>>>>

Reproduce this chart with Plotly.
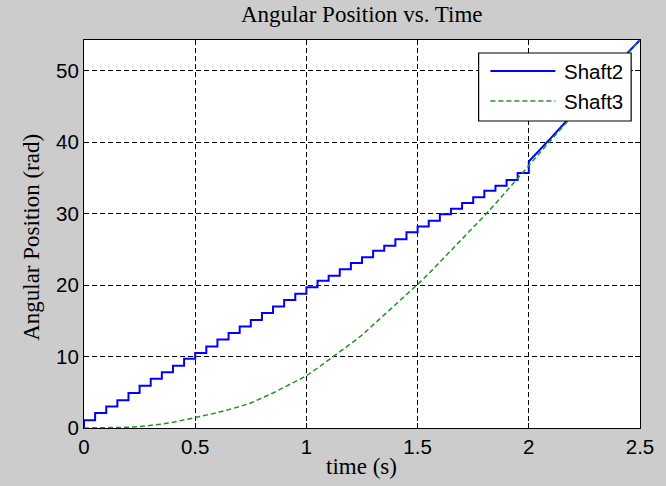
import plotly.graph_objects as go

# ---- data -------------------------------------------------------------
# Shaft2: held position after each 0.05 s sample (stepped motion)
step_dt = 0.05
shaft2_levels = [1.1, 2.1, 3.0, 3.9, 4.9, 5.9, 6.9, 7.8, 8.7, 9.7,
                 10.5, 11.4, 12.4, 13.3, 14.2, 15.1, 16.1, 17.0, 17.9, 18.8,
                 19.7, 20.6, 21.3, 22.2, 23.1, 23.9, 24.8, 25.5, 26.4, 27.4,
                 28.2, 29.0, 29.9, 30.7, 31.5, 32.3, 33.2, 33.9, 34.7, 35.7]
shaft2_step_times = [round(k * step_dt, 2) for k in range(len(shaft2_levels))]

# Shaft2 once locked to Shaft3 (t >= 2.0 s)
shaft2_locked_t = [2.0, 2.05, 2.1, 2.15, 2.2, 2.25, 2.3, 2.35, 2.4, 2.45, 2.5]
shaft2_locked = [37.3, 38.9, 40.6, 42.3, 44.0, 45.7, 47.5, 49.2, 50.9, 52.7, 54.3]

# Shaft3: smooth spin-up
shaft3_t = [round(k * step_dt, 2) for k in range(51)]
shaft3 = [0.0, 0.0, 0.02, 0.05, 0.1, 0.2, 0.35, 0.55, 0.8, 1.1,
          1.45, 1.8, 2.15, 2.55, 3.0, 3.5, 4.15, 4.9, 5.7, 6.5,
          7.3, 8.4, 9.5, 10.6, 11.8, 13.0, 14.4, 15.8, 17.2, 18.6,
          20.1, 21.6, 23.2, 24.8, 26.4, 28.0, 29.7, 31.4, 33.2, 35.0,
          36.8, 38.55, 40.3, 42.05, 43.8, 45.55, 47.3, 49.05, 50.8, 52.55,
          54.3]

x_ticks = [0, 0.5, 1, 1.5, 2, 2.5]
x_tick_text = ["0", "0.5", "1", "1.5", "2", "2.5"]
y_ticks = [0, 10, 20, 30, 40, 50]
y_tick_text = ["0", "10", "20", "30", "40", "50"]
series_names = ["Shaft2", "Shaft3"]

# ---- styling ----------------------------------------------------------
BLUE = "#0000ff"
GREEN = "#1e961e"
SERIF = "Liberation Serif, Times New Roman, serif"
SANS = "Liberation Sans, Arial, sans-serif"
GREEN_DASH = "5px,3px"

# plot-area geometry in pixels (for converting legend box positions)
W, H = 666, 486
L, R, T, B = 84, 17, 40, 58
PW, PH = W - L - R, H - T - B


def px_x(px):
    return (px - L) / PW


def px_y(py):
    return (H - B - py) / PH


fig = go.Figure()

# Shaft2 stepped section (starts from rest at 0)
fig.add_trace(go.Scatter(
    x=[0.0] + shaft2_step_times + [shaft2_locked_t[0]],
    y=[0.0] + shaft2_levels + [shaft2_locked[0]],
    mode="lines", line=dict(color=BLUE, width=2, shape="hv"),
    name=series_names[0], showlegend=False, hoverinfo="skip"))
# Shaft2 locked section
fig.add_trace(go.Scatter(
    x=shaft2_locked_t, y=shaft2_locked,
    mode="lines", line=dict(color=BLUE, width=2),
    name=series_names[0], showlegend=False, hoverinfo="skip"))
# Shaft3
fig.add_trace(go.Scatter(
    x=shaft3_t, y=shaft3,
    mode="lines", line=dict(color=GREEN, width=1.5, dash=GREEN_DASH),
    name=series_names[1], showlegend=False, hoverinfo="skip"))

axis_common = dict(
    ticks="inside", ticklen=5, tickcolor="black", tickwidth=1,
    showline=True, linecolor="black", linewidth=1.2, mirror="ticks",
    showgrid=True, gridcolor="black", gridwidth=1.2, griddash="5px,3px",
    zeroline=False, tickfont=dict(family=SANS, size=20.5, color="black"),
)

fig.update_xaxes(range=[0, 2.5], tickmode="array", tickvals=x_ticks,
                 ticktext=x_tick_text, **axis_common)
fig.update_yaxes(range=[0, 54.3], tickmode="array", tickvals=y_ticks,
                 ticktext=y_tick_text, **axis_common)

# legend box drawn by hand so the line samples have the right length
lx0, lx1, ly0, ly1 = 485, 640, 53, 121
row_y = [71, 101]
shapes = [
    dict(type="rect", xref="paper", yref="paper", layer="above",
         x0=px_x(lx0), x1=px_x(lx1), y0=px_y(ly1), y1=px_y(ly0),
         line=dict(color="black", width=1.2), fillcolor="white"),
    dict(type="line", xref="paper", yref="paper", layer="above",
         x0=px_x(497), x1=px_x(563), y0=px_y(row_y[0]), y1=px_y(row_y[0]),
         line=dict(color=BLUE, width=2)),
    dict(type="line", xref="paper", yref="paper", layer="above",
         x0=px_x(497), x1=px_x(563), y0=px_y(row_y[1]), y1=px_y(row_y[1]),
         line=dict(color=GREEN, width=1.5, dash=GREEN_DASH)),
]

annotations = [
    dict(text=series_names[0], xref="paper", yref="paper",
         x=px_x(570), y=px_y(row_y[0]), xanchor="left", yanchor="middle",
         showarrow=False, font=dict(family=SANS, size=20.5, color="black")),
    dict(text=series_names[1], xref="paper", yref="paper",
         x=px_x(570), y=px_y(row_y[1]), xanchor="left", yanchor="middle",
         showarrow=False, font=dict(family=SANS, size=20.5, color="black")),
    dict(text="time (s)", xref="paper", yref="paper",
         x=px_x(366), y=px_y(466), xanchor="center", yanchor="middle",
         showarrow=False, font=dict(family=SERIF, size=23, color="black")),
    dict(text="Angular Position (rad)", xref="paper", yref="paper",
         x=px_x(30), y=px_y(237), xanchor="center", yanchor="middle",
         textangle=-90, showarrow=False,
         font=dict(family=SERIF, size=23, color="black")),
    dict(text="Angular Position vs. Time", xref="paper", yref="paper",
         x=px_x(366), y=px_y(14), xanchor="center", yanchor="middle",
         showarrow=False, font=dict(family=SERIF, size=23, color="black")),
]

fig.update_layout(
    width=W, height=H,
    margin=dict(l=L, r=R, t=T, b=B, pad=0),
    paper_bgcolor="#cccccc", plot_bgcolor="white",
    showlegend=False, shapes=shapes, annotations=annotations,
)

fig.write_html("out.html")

<<<<
>>>>

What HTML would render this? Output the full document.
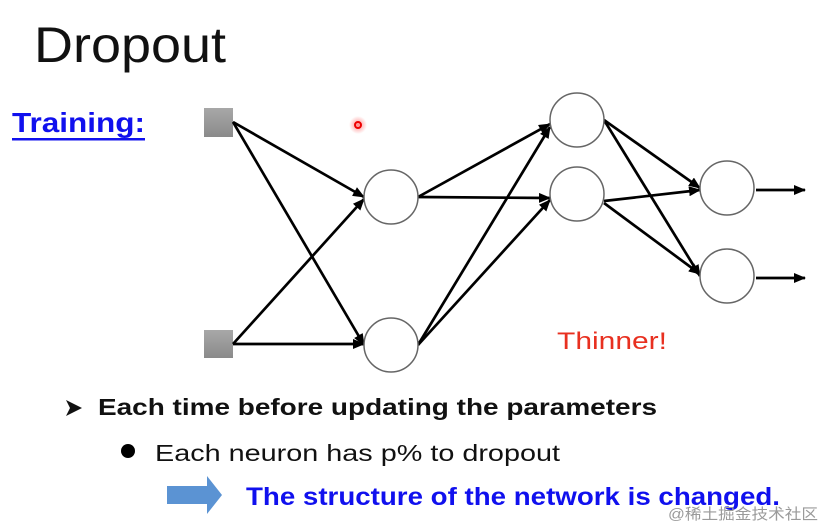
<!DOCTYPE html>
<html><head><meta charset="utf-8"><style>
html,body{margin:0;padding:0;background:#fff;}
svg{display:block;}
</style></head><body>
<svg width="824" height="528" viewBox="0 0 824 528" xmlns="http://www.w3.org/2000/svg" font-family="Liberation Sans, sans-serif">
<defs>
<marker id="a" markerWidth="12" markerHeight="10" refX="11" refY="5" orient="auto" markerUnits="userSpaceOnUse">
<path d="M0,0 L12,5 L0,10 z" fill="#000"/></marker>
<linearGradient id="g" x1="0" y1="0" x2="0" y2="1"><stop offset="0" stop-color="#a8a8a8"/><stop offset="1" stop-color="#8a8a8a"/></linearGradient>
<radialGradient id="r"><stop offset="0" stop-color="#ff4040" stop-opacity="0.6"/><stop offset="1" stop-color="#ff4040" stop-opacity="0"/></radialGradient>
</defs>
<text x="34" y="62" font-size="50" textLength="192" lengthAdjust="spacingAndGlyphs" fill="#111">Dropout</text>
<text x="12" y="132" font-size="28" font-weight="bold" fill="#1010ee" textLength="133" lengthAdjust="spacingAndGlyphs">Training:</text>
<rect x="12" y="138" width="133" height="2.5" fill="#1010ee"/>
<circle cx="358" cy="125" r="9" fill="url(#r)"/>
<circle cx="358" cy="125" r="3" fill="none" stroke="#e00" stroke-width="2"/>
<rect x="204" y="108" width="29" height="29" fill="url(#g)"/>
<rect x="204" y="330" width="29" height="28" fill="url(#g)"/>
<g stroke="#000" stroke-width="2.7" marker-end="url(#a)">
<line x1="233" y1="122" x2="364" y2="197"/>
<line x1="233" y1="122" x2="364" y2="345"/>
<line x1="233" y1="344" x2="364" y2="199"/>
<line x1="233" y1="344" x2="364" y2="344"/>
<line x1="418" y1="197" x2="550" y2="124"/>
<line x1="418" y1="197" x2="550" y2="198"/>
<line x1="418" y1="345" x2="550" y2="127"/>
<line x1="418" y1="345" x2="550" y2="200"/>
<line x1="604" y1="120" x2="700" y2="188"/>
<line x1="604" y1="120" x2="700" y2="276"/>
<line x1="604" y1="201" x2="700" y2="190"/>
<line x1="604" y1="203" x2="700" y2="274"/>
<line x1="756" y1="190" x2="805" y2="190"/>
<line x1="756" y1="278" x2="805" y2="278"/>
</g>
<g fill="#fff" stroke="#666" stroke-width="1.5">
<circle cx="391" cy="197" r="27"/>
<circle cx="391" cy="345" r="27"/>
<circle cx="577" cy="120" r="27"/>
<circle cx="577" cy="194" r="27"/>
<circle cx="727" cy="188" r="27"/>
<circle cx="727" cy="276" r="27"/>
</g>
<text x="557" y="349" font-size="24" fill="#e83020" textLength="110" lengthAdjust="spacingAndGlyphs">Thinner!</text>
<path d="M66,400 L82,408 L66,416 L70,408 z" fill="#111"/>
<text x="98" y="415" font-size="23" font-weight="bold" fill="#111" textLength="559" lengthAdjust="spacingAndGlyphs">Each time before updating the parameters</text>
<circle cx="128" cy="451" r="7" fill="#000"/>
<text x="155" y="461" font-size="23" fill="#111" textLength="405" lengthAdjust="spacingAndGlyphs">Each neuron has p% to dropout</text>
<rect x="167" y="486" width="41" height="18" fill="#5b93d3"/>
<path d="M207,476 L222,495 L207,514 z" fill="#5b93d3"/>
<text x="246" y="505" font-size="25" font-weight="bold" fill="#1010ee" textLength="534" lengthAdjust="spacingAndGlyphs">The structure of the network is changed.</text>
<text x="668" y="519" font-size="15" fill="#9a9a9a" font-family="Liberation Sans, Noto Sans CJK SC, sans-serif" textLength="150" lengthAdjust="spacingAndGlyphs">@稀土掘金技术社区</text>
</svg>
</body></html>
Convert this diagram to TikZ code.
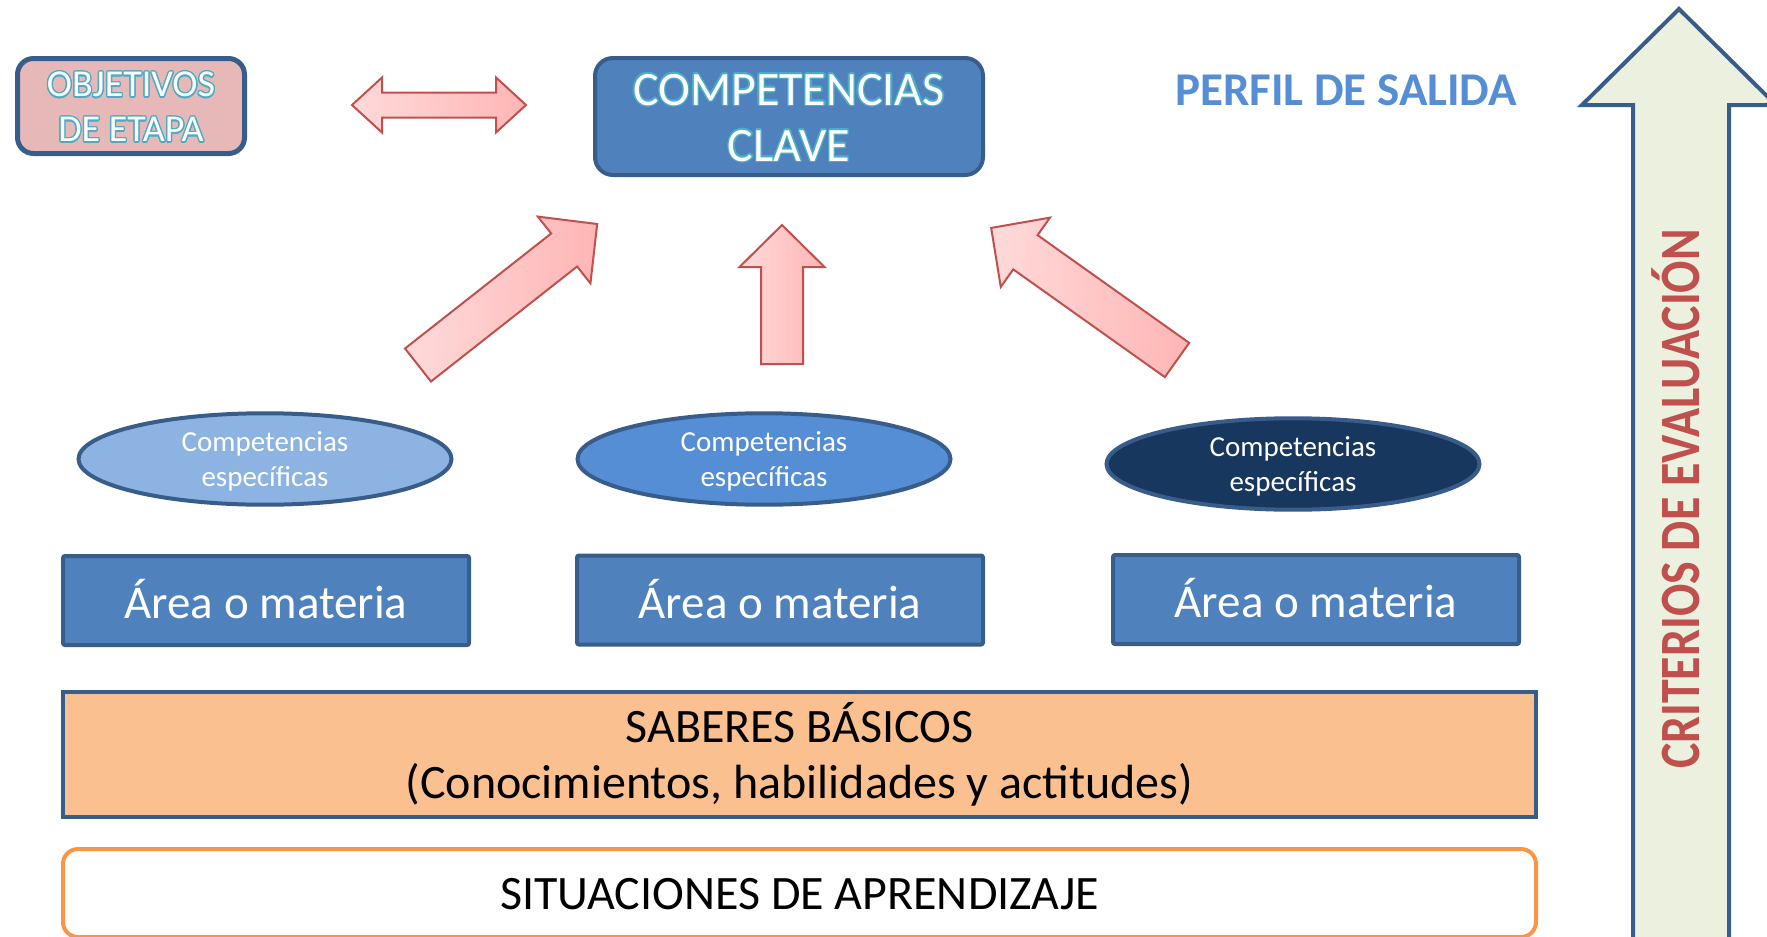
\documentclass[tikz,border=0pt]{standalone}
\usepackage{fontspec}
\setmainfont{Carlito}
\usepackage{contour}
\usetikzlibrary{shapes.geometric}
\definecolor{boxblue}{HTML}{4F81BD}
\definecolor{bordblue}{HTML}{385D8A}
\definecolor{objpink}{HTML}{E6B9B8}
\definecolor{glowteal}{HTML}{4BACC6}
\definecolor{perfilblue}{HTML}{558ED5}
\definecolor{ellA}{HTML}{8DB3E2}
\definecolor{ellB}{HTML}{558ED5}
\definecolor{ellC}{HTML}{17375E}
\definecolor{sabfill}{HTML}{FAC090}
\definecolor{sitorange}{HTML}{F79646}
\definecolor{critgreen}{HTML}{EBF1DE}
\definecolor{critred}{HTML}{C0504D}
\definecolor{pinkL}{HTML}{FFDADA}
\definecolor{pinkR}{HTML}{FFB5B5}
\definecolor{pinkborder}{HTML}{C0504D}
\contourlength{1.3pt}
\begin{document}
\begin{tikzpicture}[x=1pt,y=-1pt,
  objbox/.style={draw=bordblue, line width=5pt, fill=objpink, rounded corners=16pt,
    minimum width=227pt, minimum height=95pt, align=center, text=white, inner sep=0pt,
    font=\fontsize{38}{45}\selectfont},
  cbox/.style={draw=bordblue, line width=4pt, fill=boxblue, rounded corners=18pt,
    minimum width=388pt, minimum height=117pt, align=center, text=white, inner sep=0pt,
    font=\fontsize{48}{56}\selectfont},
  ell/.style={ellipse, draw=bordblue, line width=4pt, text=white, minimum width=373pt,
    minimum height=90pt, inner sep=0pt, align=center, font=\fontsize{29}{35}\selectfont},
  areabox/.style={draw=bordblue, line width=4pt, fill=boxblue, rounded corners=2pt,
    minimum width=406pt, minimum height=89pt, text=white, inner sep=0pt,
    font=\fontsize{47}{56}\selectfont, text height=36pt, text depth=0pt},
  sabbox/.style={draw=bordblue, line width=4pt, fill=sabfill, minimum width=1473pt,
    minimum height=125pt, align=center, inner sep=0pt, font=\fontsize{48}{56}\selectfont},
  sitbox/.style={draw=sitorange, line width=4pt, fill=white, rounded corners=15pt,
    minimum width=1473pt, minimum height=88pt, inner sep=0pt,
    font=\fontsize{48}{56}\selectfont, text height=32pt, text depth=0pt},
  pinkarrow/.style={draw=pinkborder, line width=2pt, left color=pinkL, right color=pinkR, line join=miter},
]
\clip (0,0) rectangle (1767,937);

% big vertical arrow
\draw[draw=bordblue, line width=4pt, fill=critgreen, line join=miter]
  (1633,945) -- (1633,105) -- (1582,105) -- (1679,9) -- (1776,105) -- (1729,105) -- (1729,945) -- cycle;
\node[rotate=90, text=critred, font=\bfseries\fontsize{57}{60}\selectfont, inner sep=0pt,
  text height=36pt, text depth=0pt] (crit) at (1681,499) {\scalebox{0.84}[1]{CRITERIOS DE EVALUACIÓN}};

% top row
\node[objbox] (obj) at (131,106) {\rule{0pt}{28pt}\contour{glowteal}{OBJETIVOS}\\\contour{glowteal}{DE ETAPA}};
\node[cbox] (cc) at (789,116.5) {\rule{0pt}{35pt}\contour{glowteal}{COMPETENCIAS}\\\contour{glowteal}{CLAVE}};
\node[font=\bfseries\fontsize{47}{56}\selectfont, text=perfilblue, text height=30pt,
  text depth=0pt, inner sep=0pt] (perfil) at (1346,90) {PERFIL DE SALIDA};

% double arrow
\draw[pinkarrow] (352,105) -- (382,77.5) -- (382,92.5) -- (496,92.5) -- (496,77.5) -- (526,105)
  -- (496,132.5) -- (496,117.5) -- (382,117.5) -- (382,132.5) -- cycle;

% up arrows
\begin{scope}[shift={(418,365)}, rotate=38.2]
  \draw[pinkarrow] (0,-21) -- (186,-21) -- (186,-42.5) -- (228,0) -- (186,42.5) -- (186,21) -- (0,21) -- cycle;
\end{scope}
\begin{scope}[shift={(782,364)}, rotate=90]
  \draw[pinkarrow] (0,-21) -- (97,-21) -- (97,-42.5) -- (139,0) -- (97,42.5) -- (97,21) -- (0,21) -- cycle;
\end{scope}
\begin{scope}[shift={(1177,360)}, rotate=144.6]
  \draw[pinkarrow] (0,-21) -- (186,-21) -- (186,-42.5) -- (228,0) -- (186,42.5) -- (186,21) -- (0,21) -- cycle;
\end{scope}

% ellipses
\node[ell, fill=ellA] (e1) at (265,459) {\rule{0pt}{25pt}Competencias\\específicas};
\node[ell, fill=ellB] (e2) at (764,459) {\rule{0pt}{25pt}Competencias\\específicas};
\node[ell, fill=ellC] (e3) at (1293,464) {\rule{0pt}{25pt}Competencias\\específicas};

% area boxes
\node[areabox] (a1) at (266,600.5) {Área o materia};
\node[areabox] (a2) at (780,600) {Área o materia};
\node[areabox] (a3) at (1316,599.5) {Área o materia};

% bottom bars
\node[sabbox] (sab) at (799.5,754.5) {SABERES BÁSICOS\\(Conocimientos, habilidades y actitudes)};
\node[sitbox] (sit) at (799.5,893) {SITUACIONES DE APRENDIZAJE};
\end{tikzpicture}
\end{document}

<<<<

What you need to do: Leave the pictures out and copy exactly the lines from the one with "Reproduce this chart with Plotly." to the one with "fig = go.Figure()", both included.

Written reply:
Reproduce this chart with Plotly.
import plotly.graph_objects as go

# ---- data -------------------------------------------------------------
# Shaft2: held position after each 0.05 s sample (stepped motion)
step_dt = 0.05
shaft2_levels = [1.1, 2.1, 3.0, 3.9, 4.9, 5.9, 6.9, 7.8, 8.7, 9.7,
                 10.5, 11.4, 12.4, 13.3, 14.2, 15.1, 16.1, 17.0, 17.9, 18.8,
                 19.7, 20.6, 21.3, 22.2, 23.1, 23.9, 24.8, 25.5, 26.4, 27.4,
                 28.2, 29.0, 29.9, 30.7, 31.5, 32.3, 33.2, 33.9, 34.7, 35.7]
shaft2_step_times = [round(k * step_dt, 2) for k in range(len(shaft2_levels))]

# Shaft2 once locked to Shaft3 (t >= 2.0 s)
shaft2_locked_t = [2.0, 2.05, 2.1, 2.15, 2.2, 2.25, 2.3, 2.35, 2.4, 2.45, 2.5]
shaft2_locked = [37.3, 38.9, 40.6, 42.3, 44.0, 45.7, 47.5, 49.2, 50.9, 52.7, 54.3]

# Shaft3: smooth spin-up
shaft3_t = [round(k * step_dt, 2) for k in range(51)]
shaft3 = [0.0, 0.0, 0.02, 0.05, 0.1, 0.2, 0.35, 0.55, 0.8, 1.1,
          1.45, 1.8, 2.15, 2.55, 3.0, 3.5, 4.15, 4.9, 5.7, 6.5,
          7.3, 8.4, 9.5, 10.6, 11.8, 13.0, 14.4, 15.8, 17.2, 18.6,
          20.1, 21.6, 23.2, 24.8, 26.4, 28.0, 29.7, 31.4, 33.2, 35.0,
          36.8, 38.55, 40.3, 42.05, 43.8, 45.55, 47.3, 49.05, 50.8, 52.55,
          54.3]

x_ticks = [0, 0.5, 1, 1.5, 2, 2.5]
x_tick_text = ["0", "0.5", "1", "1.5", "2", "2.5"]
y_ticks = [0, 10, 20, 30, 40, 50]
y_tick_text = ["0", "10", "20", "30", "40", "50"]
series_names = ["Shaft2", "Shaft3"]

# ---- styling ----------------------------------------------------------
BLUE = "#0000ff"
GREEN = "#1e961e"
SERIF = "Liberation Serif, Times New Roman, serif"
SANS = "Liberation Sans, Arial, sans-serif"
GREEN_DASH = "5px,3px"

# plot-area geometry in pixels (for converting legend box positions)
W, H = 666, 486
L, R, T, B = 84, 17, 40, 58
PW, PH = W - L - R, H - T - B


def px_x(px):
    return (px - L) / PW


def px_y(py):
    return (H - B - py) / PH


fig = go.Figure()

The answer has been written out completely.